New downtown library in the works

When Ottawa’s new central library opens, the ribbon cutting ceremony might take place at the top of an escalator leading to the downtown transit tunnel.

Next week, the city’s finance committee will debate purchasing the property on the city block bound by Slater, Albert, Bay, and Lyon streets for around $26 million.

When it’s built, the library will become “an anchor cultural centre” for the west end of downtown and sit atop the proposed downtown west rapid transit station, said Coun. Peter Hume, chairman of the planning and environment committee.

A preliminary cost estimate for the new building has been set at around $180 million, but Coun. Jan Harder, chair of the Ottawa Public Library Board, said the design and layout of the building are far from being determined.

“It’s very fluid. That’s why we’re not showing a picture that says, this is what it looks like.

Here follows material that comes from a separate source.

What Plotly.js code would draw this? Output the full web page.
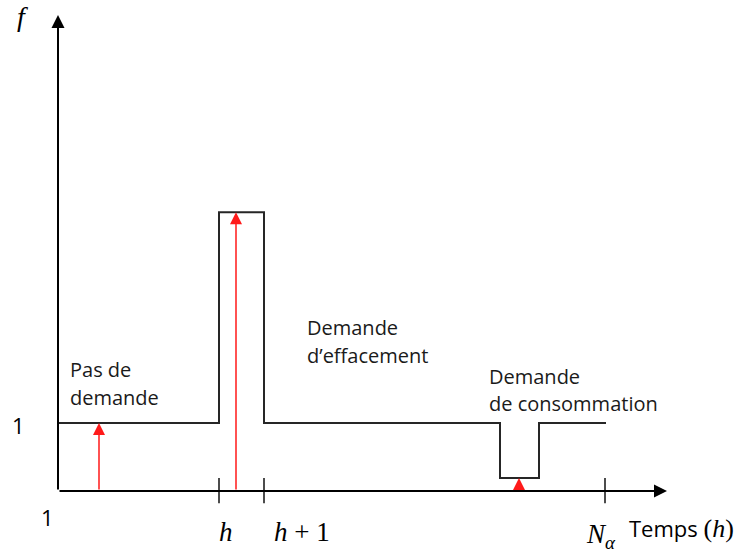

We don’t know that,” said Harder. “What we do know is that it’s got a great location for transit and it’s walkable to every place in the downtown.”

City librarian Barbara Clubb said the city out grew the current 35-year-old central library building over a decade ago.

“It was built for a little tiny city of 250,000 people and now it’s undersized and overused,” she said. “It’s too small for the collections and the people and it’s too small for what needs to go on in that institution.”

Under the timeline set out by the OPL long-range financial plan, the earliest the new library could be completed is 2014, but Harder said it would be a challenge to have everything fall into place.

The preliminary timeline for the downtown Ottawa transit tunnel would have it opening sometime in 2015, so it’s conceivable both could open at the same time.